I’ve never user “transaction-simple” before, so I’m not sure what methods it provides. But it seems that there should be a way to marshal the entire data structure and then restore it (a deep-copy versus shallow-copy).
BTW: Thanks for writing PDF::Writer. I love it! :)
Transaction::Simple does incorporate the entire data structure (it uses Marshal::dump on self). The only thing it doesn’t/can’t incorporate is the current object ID and that’s what gets disconnected. I’ll post more about this in a little while as I get caught up on my blogging for the conference.
OK. I misunderstood the problem earlier.
Just to make sure that Marshal worked the way I thought it did, I tried this:
—————————————-
parent = Parent.new
parent
My previous post got cut short. I think it was the ‘
Try again. Sorry. :)
————————————
parent = Parent.new
parent
I suspect that “abort_transaction” restores a marshaled copy of itself (into another object) and then iterates over that objects attributes copying them back to the original object(?).
Perhaps a solution would be to instead make the existing object simply a proxy (or wrapper) for the restored object, forwarding all of its method calls to the restored object.
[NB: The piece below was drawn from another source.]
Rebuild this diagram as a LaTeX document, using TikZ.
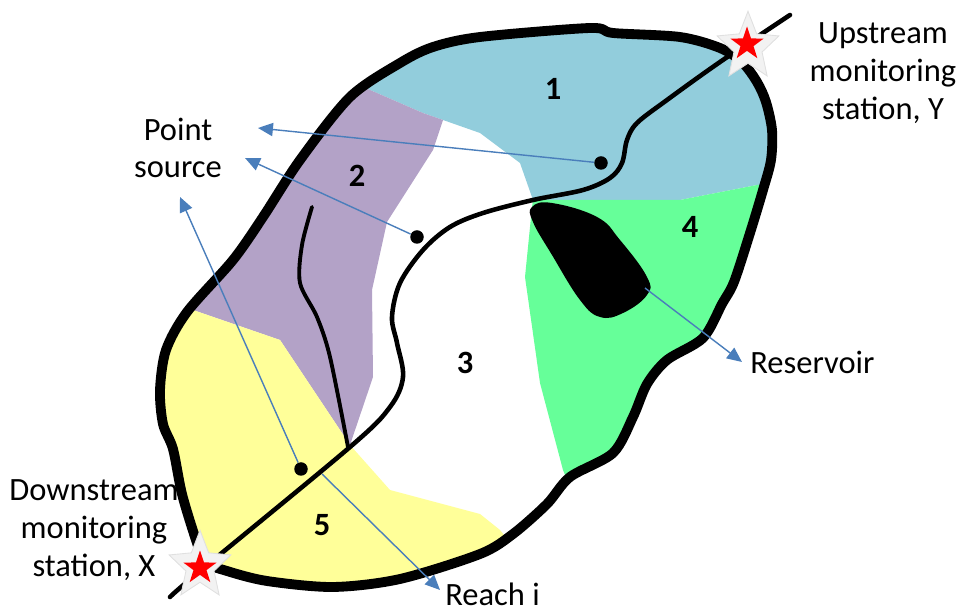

This seems a bit more ruby-ish to me.
Feel free to correct any bad assumptions I’ve made.
Thanks…
The only way to do that would be to actually make it so that you’re always working on a proxy object. That’s not what I had wanted to do, but it is going to be one option I provide in Transaction::Simple 1.4 (I’m also providing callback hooks). However, matz does recognise that this is a legitimate case and we are looking for a “nice” way to change something in Ruby 1.9 to allow for exactly this case.